Hines is buried in Bowling Green and is commemorated locally by the eponymous stretch of highway and a permanent exhibit at Western Kentucky University that explores his life, career, and influence, a collection that Jeffrey says is frequently visited by researchers. His papers are located at Cornell University, where his estate gives scholarships through the University’s hospitality management program. Bowling Green has a Duncan Hines festival each year, which, while not as popular as some of the regional corn and watermelon festivals, the festival achieves the tourism commission’s aim to keep his name alive and associated with the city. (Jeffrey opines that the corn festival is more popular because it the year’s biggest event in a small Kentucky town while Bowling Green hosts a number of large events annually.)

Unlike Betty Crocker and Tony the Tiger, Duncan Hines was in fact a real person, and one whose hobby ended up changing restaurant culture as a whole, and almost certainly our health and wellbeing in the process. Whatever color scheme Bowling Green chooses to paint itself (or the number of Quonset huts that dot city streets), the city has a hero in this man because he made real a fantasy that no doubt exists in many of us: he forged for himself the unimaginably cool job of traveling and “eating his way across the country,” and he made himself very wealthy in the process. “Without a doubt, Duncan Hines is the most famous and long-lasting name that has come out of the Bowling Green community,” Jeffrey says.

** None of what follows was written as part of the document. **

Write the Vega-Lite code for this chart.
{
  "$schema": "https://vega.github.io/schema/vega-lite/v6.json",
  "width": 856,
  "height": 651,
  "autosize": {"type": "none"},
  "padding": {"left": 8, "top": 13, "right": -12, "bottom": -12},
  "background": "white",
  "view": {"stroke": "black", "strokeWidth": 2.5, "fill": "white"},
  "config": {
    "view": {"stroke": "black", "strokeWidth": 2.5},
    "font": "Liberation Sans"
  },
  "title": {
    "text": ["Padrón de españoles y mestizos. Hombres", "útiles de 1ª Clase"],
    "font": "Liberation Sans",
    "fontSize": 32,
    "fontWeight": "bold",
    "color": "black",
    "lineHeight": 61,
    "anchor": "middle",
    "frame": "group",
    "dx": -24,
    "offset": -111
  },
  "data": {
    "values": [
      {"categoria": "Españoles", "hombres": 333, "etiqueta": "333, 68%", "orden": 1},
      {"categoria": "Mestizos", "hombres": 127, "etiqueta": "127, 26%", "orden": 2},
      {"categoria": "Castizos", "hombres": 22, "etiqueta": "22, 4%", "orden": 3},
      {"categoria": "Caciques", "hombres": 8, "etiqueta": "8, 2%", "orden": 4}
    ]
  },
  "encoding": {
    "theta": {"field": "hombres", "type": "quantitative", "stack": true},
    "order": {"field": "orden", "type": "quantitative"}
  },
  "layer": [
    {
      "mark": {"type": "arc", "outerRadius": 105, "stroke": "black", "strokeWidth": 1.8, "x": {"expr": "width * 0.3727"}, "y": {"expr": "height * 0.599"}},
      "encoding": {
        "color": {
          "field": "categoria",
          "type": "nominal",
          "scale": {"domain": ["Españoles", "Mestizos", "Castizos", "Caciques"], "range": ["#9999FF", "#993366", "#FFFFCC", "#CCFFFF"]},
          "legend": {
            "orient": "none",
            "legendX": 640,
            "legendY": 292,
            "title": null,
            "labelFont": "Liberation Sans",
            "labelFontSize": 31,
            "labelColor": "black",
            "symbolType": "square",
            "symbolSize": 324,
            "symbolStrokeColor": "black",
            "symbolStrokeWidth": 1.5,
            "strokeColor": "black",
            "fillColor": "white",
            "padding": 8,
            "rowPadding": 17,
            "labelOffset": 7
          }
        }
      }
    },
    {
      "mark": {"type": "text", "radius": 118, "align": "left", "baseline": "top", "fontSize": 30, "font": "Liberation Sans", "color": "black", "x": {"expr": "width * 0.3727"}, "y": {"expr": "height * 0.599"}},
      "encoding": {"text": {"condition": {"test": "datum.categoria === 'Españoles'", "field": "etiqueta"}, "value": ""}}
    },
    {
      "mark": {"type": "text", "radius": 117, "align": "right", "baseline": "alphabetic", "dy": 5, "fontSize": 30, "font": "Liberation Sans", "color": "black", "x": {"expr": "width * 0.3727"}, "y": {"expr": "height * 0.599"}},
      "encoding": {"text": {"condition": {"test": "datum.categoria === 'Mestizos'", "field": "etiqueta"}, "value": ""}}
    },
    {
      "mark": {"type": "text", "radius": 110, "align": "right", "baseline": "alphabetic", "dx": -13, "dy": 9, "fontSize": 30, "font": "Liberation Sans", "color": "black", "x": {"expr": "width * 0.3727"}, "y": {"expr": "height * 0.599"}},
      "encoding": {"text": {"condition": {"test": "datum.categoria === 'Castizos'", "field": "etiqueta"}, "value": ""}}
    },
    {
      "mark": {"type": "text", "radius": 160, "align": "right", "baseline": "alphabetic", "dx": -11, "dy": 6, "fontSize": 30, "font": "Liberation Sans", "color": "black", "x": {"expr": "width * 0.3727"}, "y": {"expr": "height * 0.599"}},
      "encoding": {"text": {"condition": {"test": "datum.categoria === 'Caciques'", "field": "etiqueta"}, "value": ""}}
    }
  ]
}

His legacy lives on, in Bowling Green and beyond – simply consult your grocer’s shelves!

Photo by Mike Reed

[1] According to visitbgky.com, the road is worth checking out: “The Duncan Hines Scenic ByWay has been written about in numerous publications, including a Reader’s Digest coffee table publication featuring scenic drives and byways throughout the country.” It’s also worth mentioning that Hines’s former residence is now a funeral home.

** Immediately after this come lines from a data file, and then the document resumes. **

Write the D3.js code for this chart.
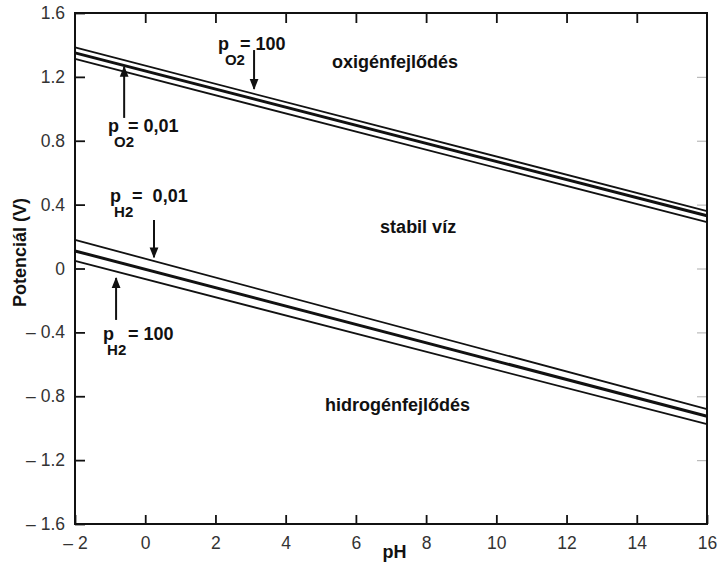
<!DOCTYPE html>
<html>
<head>
<meta charset="utf-8">
<script src="https://cdn.jsdelivr.net/npm/d3@7"></script>
<style>
  body { margin: 0; background: #fff; }
  svg { display: block; font-family: "Liberation Sans", Arial, Helvetica, sans-serif; }
  .tick text { fill: #333; font-size: 17.5px; }
  .note { font-weight: bold; font-size: 18px; fill: #111; }
</style>
</head>
<body>
<div class="visHolder"></div>
<script>
const w = 718, h = 565;
const margin = {top: 13, right: 11, bottom: 41, left: 75};

// pH range of the lines
const phEnds = [-2, 16];
// O2/H2O lines, pO2 = 100, 1, 0,01 (potential at pH -2 and pH 16)
const o2Left = [1.384, 1.350, 1.312];
const o2Right = [0.36, 0.33, 0.29];
// H2O/H2 lines, pH2 = 0,01, 1, 100
const h2Left = [0.179, 0.110, 0.047];
const h2Right = [-0.88, -0.925, -0.975];
const lineWidths = [1.8, 3, 1.8];

const xTicks = [-2, 0, 2, 4, 6, 8, 10, 12, 14, 16];
const yTicks = [-1.6, -1.2, -0.8, -0.4, 0, 0.4, 0.8, 1.2, 1.6];

const svg = d3.select('.visHolder')
  .append('svg')
  .attr('width', w)
  .attr('height', h);

const x = d3.scaleLinear().domain([-2, 16]).range([margin.left, w - margin.right]);
const y = d3.scaleLinear().domain([-1.6, 1.6]).range([h - margin.bottom, margin.top]);

const fmt = d => d < 0 ? '\u2013 ' + Math.abs(d).toFixed(Number.isInteger(d) ? 0 : 1)
                       : (d === 0 ? '0' : (Number.isInteger(d) ? d : d.toFixed(1)));

// axes with inward ticks
const axBottom = svg.append('g')
  .attr('transform', `translate(0,${h - margin.bottom})`)
  .call(d3.axisBottom(x).tickValues(xTicks).tickSizeInner(-9).tickSizeOuter(0).tickPadding(13).tickFormat(fmt));
const axLeft = svg.append('g')
  .attr('transform', `translate(${margin.left},0)`)
  .call(d3.axisLeft(y).tickValues(yTicks).tickSizeInner(-10).tickSizeOuter(0).tickPadding(10).tickFormat(fmt));
const axTop = svg.append('g')
  .attr('transform', `translate(0,${margin.top})`)
  .call(d3.axisTop(x).tickValues(xTicks.slice(1, -1)).tickSizeInner(-10).tickSizeOuter(0).tickFormat(''));
const axRight = svg.append('g')
  .attr('transform', `translate(${w - margin.right},0)`)
  .call(d3.axisRight(y).tickValues(yTicks.slice(1, -1)).tickSizeInner(-10).tickSizeOuter(0).tickFormat(''));

[axBottom, axLeft, axTop, axRight].forEach(g => {
  g.select('.domain').remove();
  g.selectAll('.tick line').attr('stroke', '#111').attr('stroke-width', 1.8);
});
axRight.selectAll('.tick line').attr('stroke', '#bbb').attr('stroke-width', 1.2);

// frame
svg.append('rect')
  .attr('x', x(-2)).attr('y', y(1.6))
  .attr('width', x(16) - x(-2)).attr('height', y(-1.6) - y(1.6))
  .attr('fill', 'none').attr('stroke', '#111').attr('stroke-width', 2);

// lines
const line = d3.line().x(d => x(d[0])).y(d => y(d[1]));
const drawSet = (lefts, rights) => {
  lefts.forEach((v, i) => {
    svg.append('path')
      .attr('d', line([[phEnds[0], v], [phEnds[1], rights[i]]]))
      .attr('fill', 'none')
      .attr('stroke', '#111')
      .attr('stroke-width', lineWidths[i]);
  });
};
drawSet(o2Left, o2Right);
drawSet(h2Left, h2Right);

// arrow marker
svg.append('defs').append('marker')
  .attr('id', 'head')
  .attr('viewBox', '0 0 10 10')
  .attr('refX', 9).attr('refY', 5)
  .attr('markerWidth', 5.5).attr('markerHeight', 5.5)
  .attr('markerUnits', 'strokeWidth')
  .attr('orient', 'auto')
  .append('path').attr('d', 'M0,1 L10,5 L0,9 Z').attr('fill', '#111');

const arrow = (px, e1, e2) => {
  svg.append('line')
    .attr('x1', x(px)).attr('y1', y(e1))
    .attr('x2', x(px)).attr('y2', y(e2))
    .attr('stroke', '#111').attr('stroke-width', 2)
    .attr('marker-end', 'url(#head)');
};

// p with subscript, then the value (one text element)
const pLabel = (ph, e, sub, rest, subDx, restDx) => {
  const x0 = x(ph), y0 = y(e);
  const t = svg.append('text').attr('class', 'note').attr('xml:space', 'preserve');
  t.append('tspan').attr('x', x0).attr('y', y0).text('p');
  t.append('tspan').attr('x', x0 + subDx).attr('y', y0 + 15).style('font-size', '15px').text(sub);
  t.append('tspan').attr('x', x0 + restDx).attr('y', y0).text(rest);
};

pLabel(2.07, 1.368, 'O2', '= 100', 7, 22);
arrow(3.10, 1.368, 1.125);
pLabel(-1.06, 0.855, 'O2', '= 0,01', 6, 20);
arrow(-0.6, 0.943, 1.262);
pLabel(-1.0, 0.417, 'H2', '=  0,01', 4, 22);
arrow(0.25, 0.304, 0.07);
pLabel(-1.2, -0.448, 'H2', '= 100', 4, 25);
arrow(-0.83, -0.322, -0.06);

svg.append('text').attr('class', 'note').attr('x', x(5.32)).attr('y', y(1.256)).text('oxigénfejlődés');
svg.append('text').attr('class', 'note').attr('x', x(6.69)).attr('y', y(0.222)).text('stabil víz');
svg.append('text').attr('class', 'note').attr('x', x(5.12)).attr('y', y(-0.892)).text('hidrogénfejlődés');

// axis titles
svg.append('text')
  .attr('class', 'note')
  .attr('text-anchor', 'middle')
  .attr('transform', `translate(26,${y(0.1)}) rotate(-90)`)
  .text('Potenciál (V)');
svg.append('text')
  .attr('class', 'note')
  .attr('text-anchor', 'middle')
  .attr('x', x(7.1)).attr('y', 558)
  .text('pH');
</script>
</body>
</html>
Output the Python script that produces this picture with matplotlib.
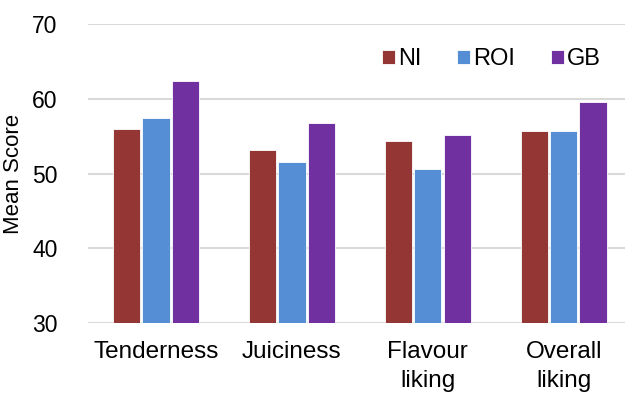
import numpy as np
import matplotlib.pyplot as plt

# Mean sensory scores by attribute and origin
categories = ["Tenderness", "Juiciness", "Flavour\nliking", "Overall\nliking"]
ni = [56.0, 53.2, 54.4, 55.7]
roi = [57.5, 51.6, 50.6, 55.7]
gb = [62.4, 56.8, 55.2, 59.6]

plt.rcParams["font.family"] = ["Liberation Sans", "DejaVu Sans"]

fig = plt.figure(figsize=(6.25, 3.94), dpi=100)
ax = fig.add_axes([0.1408, 0.1794, 0.8592, 0.7596])

x = np.arange(len(categories))
w = 0.2
step = 0.215
ax.bar(x - step, ni, w, color="#943634", edgecolor="white", linewidth=0.6, label="NI", zorder=3)
ax.bar(x, roi, w, color="#558ED5", edgecolor="white", linewidth=0.6, label="ROI", zorder=3)
ax.bar(x + step, gb, w, color="#7030A0", edgecolor="white", linewidth=0.6, label="GB", zorder=3)

ax.set_ylim(30, 70)
ax.set_xlim(-0.5, 3.45)
ax.set_yticks([30, 40, 50, 60, 70])
ax.set_xticks(x)
ax.set_xticklabels(categories, fontsize=17.5, linespacing=1.4)
ax.tick_params(axis="y", labelsize=16.5, length=0, pad=22)
ax.tick_params(axis="x", length=0, pad=13)
ax.set_ylabel("Mean Score", fontsize=16, labelpad=6)
ax.yaxis.grid(True, color="#d9d9d9", linewidth=1.5, zorder=0)
for s in ax.spines.values():
    s.set_visible(False)

ax.legend(loc="upper right", bbox_to_anchor=(0.995, 0.99), ncol=3, frameon=False,
          fontsize=17, handlelength=0.55, handleheight=0.55, handletextpad=0.15,
          columnspacing=1.5)

fig.savefig("out.png", dpi=100)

[2] “If I smell rancid grease,” he told Life Magazine in a 1946 profile, “I back out. I know it must be one of those Filthy Dicks where if you get anything to eat after the cockroaches are finished, you’re lucky.”

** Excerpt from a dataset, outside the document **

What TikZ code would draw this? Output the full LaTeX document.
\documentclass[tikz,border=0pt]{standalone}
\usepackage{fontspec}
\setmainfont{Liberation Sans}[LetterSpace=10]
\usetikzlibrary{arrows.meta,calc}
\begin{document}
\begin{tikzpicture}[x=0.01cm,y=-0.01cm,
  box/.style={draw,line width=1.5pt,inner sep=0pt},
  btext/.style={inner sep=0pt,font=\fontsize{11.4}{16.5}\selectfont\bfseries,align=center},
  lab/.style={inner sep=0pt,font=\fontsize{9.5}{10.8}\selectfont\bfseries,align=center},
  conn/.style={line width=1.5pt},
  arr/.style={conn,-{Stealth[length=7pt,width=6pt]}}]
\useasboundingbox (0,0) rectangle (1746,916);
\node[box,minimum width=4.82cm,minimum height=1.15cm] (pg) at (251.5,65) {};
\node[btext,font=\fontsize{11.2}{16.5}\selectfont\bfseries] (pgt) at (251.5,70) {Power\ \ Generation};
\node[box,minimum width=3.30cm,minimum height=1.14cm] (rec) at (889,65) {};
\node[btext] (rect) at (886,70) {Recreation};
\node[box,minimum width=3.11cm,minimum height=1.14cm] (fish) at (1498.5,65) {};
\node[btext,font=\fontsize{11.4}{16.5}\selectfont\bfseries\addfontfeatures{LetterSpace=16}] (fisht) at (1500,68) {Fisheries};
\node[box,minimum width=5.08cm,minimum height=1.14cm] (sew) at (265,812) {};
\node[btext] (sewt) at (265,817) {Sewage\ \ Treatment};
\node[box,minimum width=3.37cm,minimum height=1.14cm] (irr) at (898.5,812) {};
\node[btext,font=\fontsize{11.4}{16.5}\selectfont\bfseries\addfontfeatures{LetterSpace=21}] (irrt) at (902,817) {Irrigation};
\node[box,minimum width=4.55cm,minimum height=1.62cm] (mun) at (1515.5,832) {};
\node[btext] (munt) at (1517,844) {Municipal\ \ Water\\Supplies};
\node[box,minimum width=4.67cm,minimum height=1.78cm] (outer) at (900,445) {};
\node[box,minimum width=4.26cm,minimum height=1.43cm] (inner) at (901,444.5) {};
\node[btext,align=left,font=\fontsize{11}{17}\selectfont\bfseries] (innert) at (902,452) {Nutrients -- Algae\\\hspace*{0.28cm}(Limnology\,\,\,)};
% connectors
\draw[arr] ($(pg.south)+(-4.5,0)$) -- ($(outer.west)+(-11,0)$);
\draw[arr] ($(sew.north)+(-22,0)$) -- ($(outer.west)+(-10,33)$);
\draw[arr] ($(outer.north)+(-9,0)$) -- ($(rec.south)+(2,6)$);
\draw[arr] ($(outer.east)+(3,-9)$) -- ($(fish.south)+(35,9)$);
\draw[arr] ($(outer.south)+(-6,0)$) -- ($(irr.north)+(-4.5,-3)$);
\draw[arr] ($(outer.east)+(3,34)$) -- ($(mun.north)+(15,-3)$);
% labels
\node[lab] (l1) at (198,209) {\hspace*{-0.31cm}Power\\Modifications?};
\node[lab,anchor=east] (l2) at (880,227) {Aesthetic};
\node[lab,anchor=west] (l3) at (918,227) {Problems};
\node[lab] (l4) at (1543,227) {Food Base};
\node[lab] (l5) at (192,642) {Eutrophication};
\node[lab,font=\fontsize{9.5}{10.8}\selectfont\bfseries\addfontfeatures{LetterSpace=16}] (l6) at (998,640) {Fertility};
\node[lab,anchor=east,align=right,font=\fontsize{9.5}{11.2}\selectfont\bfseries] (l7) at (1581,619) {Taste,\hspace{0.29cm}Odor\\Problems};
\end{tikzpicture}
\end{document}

[3] In which he recommended proprietors not rent rooms to people without luggage.

[4] Though obviously revered for his culinary opinions, his alcohol tastes were suspect (and appears to have been the result of him unexpectedly enjoying a prank pulled on him by his wife). His favorite drink was reportedly a “Mrs. Hines’s cocktail,” which was comprised of the juice of a watermelon pickle, a whole egg, cream, gin, grenadine, orange-blossom honey, and lime juice. By his own admission he said he could drink more twelve of these concoctions in a sitting.

[5] “The Hines public consists largely of persons like Hines – middle-aged, of substantial income, who travel for pleasure,” according to the 1946 Life profile. “At the sight of antediluvian plumbing or gravy reminiscent of library paste their dispositions ruffle perceptibly.”